All went well on the way through Lake St. Louis, but at the head of this lake began the long and dangerous trip through the rapids. This part of the journey was a nightmare to the Lees with their three children. It was one series of rapids after another for miles and miles, the Cascades, the Cedars, the Long Sault. Frequently all the men aboard had to get out into the water even up to their waists to aid the boatmen push the boat up a steep rapid. Then, sometimes a tow rope was attached to the bow of the boat and horses on shore pulled the bateau for some distance. At nearly all the rapids the cargo and the luggage had to be unloaded to lighten the boat and taken by wagons to the head of the rapids while the passengers had to walk along the shore. At two of the worst rapids, locks had been built to overcome part of the rapid, but only part, at Coteau and at the Long Sault. At night, passengers had to land and find accommodation for themselves at taverns, at farm houses, in tents which they had brought along, or even out in the open under trees. Rosetta Lee was almost completely done in when, after twelve days of this, they at last landed at Prescott, notwithstanding the constant help given her with the children by her husband and by Patrick O’Toole, who still accompanied them.
At Prescott, John Lee visited the office of the Land Commissioner, Lieutenant Alex McDonnell and was given the location of three lots of land in Bathurst Township, just then being opened up by surveyors, from these, after seeing them, he was to select one. They then proceeded to Brockville from which place they were to go back into the country some forty miles into the new Rideau settlements. They arrived here May 17th, 1816, and on the next day, May 18th, word came to Brockville that several regiments had been disbanded at Montreal and at Kingston and that any soldier who wished might have free land in the Rideau Settlements. Three of these regiments were the Glengarry Light Infantry and the two “Foreign Legions”, the De Leuron and the DeWatteville Regiments. At Cornwall, at Prescott and at Brockville were crowds of emigrants awaiting word that the new townships intended for their settlement were completely surveyed. These were Bathurst, Drummond, Beckwith, Montague – the parts of Burgess and Elmsley north of the Rideau had already been surveyed, likely along with the parts of the same townships to the south of the Rideau Lake.
At Brockville the Lees succeeded in getting accommodations for one night and in the morning, John procured a wagon to carry them and their effects to Perth. With them went a train of five wagons each loaded with settlers and their goods.

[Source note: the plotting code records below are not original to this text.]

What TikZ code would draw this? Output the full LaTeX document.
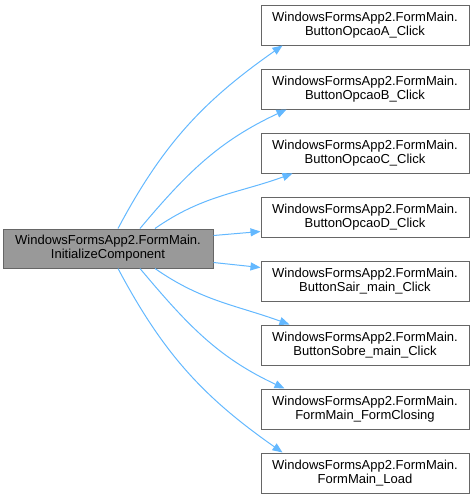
\documentclass[tikz,border=0pt]{standalone}
\usepackage{fontspec}
\setmainfont{Liberation Sans}
\usepackage{xcolor}
\usepackage{tikz}
\usetikzlibrary{arrows.meta}
\definecolor{edgeblue}{HTML}{63B8FF}
\definecolor{boxgrey}{HTML}{666666}
\definecolor{srcfill}{HTML}{999999}
\tikzset{
  fnbox/.style={draw=boxgrey,line width=1pt,fill=white,minimum width=208pt,minimum height=40pt,
    align=center,inner sep=0pt,font=\fontsize{13}{14}\selectfont},
  srcbox/.style={fnbox,fill=srcfill,minimum width=210pt,minimum height=39pt},
  call/.style={draw=edgeblue,line width=1pt,-{Triangle[length=10pt,width=8pt]}}
}
\begin{document}
\begin{tikzpicture}[x=1pt,y=-1pt]
\useasboundingbox (0,0) rectangle (475,499);
\node[srcbox] (src) at (108,248.5) {WindowsFormsApp2.FormMain.\\InitializeComponent};
\node[fnbox] (t1) at (365,25) {WindowsFormsApp2.FormMain.\\ButtonOpcaoA\_Click};
\node[fnbox] (t2) at (365,89) {WindowsFormsApp2.FormMain.\\ButtonOpcaoB\_Click};
\node[fnbox] (t3) at (365,153) {WindowsFormsApp2.FormMain.\\ButtonOpcaoC\_Click};
\node[fnbox] (t4) at (365,217) {WindowsFormsApp2.FormMain.\\ButtonOpcaoD\_Click};
\node[fnbox] (t5) at (365,281) {WindowsFormsApp2.FormMain.\\ButtonSair\_main\_Click};
\node[fnbox] (t6) at (365,345) {WindowsFormsApp2.FormMain.\\ButtonSobre\_main\_Click};
\node[fnbox] (t7) at (365,409) {WindowsFormsApp2.FormMain.\\FormMain\_FormClosing};
\node[fnbox] (t8) at (365,473) {WindowsFormsApp2.FormMain.\\FormMain\_Load};
% calls
\draw[call] ([xshift=10pt]src.north) to[out=62,in=215] ([xshift=22pt]t1.south west);
\draw[call] ([xshift=32pt]src.north) to[out=50,in=205] ([xshift=26pt]t2.south west);
\draw[call] ([xshift=47pt]src.north) to[out=35,in=200] ([xshift=32pt]t3.south west);
\draw[call] ([yshift=-7pt]src.north east) -- ([yshift=6pt]t4.south west);
\draw[call] ([yshift=6pt]src.south east) -- ([yshift=-7pt]t5.north west);
\draw[call] ([xshift=47pt]src.south) to[out=-35,in=160] ([xshift=29pt]t6.north west);
\draw[call] ([xshift=32pt]src.south) to[out=-50,in=155] ([xshift=24pt]t7.north west);
\draw[call] ([xshift=10pt]src.south) to[out=-62,in=145] ([xshift=22pt]t8.north west);
\end{tikzpicture}
\end{document}
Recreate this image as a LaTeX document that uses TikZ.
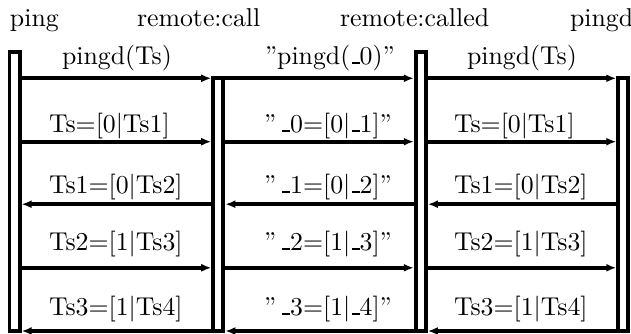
\documentclass[tikz,border=0pt]{standalone}
\usetikzlibrary{arrows.meta}
\newdimen\px \px=0.3876pt
\newcommand\usc{\leavevmode\kern.06em\vbox{\hrule width.3em height 0.8pt}}
\newcommand\oq{''\kern.18em}
\begin{document}
\begin{tikzpicture}[x=\px,y=-\px, line width=1.55pt,
  bar/.style={draw, fill=white, rectangle, inner sep=0pt, minimum width=10*\px},
  arr/.style={-{Latex[length=3.9pt,width=3.1pt]}},
  lab/.style={anchor=base west, inner sep=0pt}]
\useasboundingbox (0,0) rectangle (631,333);
% header
\node[lab] (h1) at (8,26) {ping};
\node[lab] (h2) at (135,26) {remote:call};
\node[lab] (h3) at (338,26) {remote:called};
\node[lab] (h4) at (568,26) {pingd};
% bars
\node[bar, minimum height=279*\px] (b1) at (14.5,191.5) {};
\node[bar, minimum height=252.7*\px] (b2) at (218.3,204.65) {};
\node[bar, minimum height=279*\px] (b3) at (420.8,191.5) {};
\node[bar, minimum height=252.7*\px] (b4) at (623.3,204.65) {};
% rows
\coordinate (r1) at (0,78.3);
\coordinate (r2) at (0,141.7);
\coordinate (r3) at (0,204.2);
\coordinate (r4) at (0,267.8);
\coordinate (r5) at (0,331);
% arrows
\foreach \r in {r1,r2,r4}{
  \draw[arr] (b1.east |- \r) -- (b2.west |- \r);
  \draw[arr] (b2.east |- \r) -- (b3.west |- \r);
  \draw[arr] (b3.east |- \r) -- (b4.west |- \r);
}
\foreach \r in {r3,r5}{
  \draw[arr] (b2.west |- \r) -- (b1.east |- \r);
  \draw[arr] (b3.west |- \r) -- (b2.east |- \r);
  \draw[arr] (b4.west |- \r) -- (b3.east |- \r);
}
% labels
\node[lab] (l11) at (60,64) {pingd(Ts)};
\node[lab] (l12) at (263,64) {''pingd(\usc 0)''};
\node[lab] (l13) at (465,64) {pingd(Ts)};
\node[lab] (l21) at (47,132) {Ts=[0$|$Ts1]};
\node[lab] (l22) at (262,132) {\oq\usc 0=[0$|$\usc 1]''};
\node[lab] (l23) at (452,132) {Ts=[0$|$Ts1]};
\node[lab] (l31) at (47,193) {Ts1=[0$|$Ts2]};
\node[lab] (l32) at (262,193) {\oq\usc 1=[0$|$\usc 2]''};
\node[lab] (l33) at (452,193) {Ts1=[0$|$Ts2]};
\node[lab] (l41) at (47,250) {Ts2=[1$|$Ts3]};
\node[lab] (l42) at (262,250) {\oq\usc 2=[1$|$\usc 3]''};
\node[lab] (l43) at (452,250) {Ts2=[1$|$Ts3]};
\node[lab] (l51) at (47,315) {Ts3=[1$|$Ts4]};
\node[lab] (l52) at (262,315) {\oq\usc 3=[1$|$\usc 4]''};
\node[lab] (l53) at (452,315) {Ts3=[1$|$Ts4]};
\end{tikzpicture}
\end{document}
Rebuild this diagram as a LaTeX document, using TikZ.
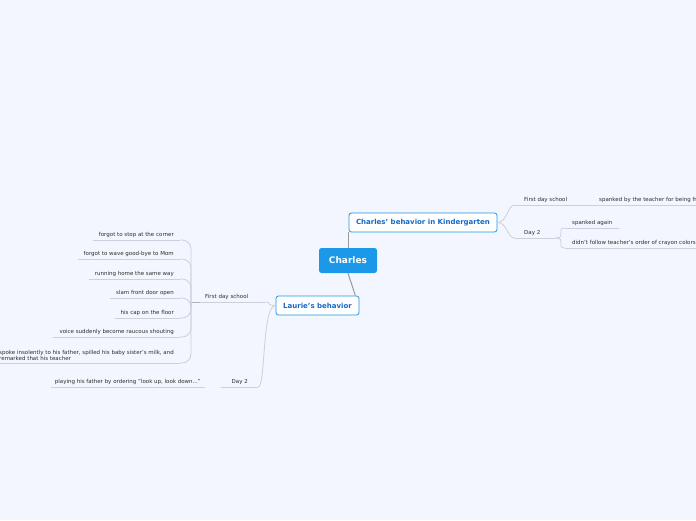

For the first twenty miles, the road travelled was fairly good. It went northward through the township of Elizabethtown with here and there a settlers farm with its shanty or log hut, to Toledo. This part of the journey was completed the first day. From there the road was a new one lately cut through the woods from Toledo, through Lombardy to the Rideau at Oliver’s Ferry. This road was full of hazards. Several times their wagons were mired and only with great difficulty were they freed. On one occasion, a team of oxen had to be brought to their aid. Two of the wagons in the train upset, scattering the passengers and the contents over the ground. One man had an arm broken and a boy was almost killed. Over the best part of the road, it was one continual bump after another while over long stretches of corduroy the life was nearly shook out of the passengers. Late that night the party reach Oliver’s Ferry and passed the night there, most of them in the open. Rosetta and her three children fortunately were taken in at the Ferry man’s house and had a good night’s rest. Next morning, all crossed the lake by ferry and began the last stage of their journey, six miles to Perth. All went quite well until they reached a swampy place over the Jebb Creek at the foot of Otty Lake. The water was high and over the road in some places and the whole space of some two hundred years was a series of mud hole and corduroy. All of the men of the party had to get out and assist the drivers to carry logs and stones to fill up spaces. Then, by hitching two teams to a wagon they finally made their way across. From there to Perth, the road was mostly on higher ground and the party reached their destination about noon, having taken six hours to make the six miles from the Ferry.
Rosetta and her three children found refuge at the depot with a Mrs. John Madden, in a shanty not far from the Scotch Line on what maybe is now Craig Street. John Madden was a mason and had just taken up a farm to the east of the Long Swamp, in the 2nd concession of Drummond. Most of the rest of the party had to camp in the open as the place was full of immigrants and disbanded soldiers waiting for their locations. The Lees arrived in Perth May 21st, 1816.
That afternoon, John Lee presented himself at the Land Office to a Mr. Daverne and was informed that the part of the Township of Bathurst in which his options were located was not yet wholly surveyed and that it would be impossible for him to find these lots until the survey was completed. This meant another delay and was rather discouraging, but he made arrangements with Mrs. Madden to keep Mrs. Lee and the children until he had made some definite plans.
That evening at a tavern he met a Mr. Thomas Williams with whom he at once struck up a friendship. This Mr. Williams had taken up land the South West half of Lot#1 in the 4th concession of Drummond and on the proposed road north westward from Perth to a new settlement in Lanark. Williams had already begun the erection of a log house, quite a substantial one, facing the 4th line on a hill at the front of his lot, and was in Perth seeking men to help with the work. John Lee, Patrick O’Toole and three other men, Thomas Echlin, Patrick Freeman and Patrick Dowdall volunteered to help and all arrived at the Williams farm next morning to begin work. The following morning, John Madden came and began the erection of a chimney and flue. Within a week they had the house about completed and ready for occupancy.
During the week, Thomas Williams drew Lee’s attention to the fact that the Ferguson house only about two hundred yards to the south east on Lot #1 in the 3rd concession, which had begun before the Williams house, had nothing done to it for all this time. On inquiry, they found that Mr. Ferguson was ill and would not be able to finish his homesteading on this lot for some time, and was in danger of losing his claim. John Lee, then and there, made a bargain with Ferguson to finish his homesteading, with the option of buying the lot, or a portion of it. The following week, with the assistance of the same men, the house was completed into a very comfortable residence and over an acre of ground was cleared about it. To this house, John Lee brought Rosetta and the children, Richard, Edward and John.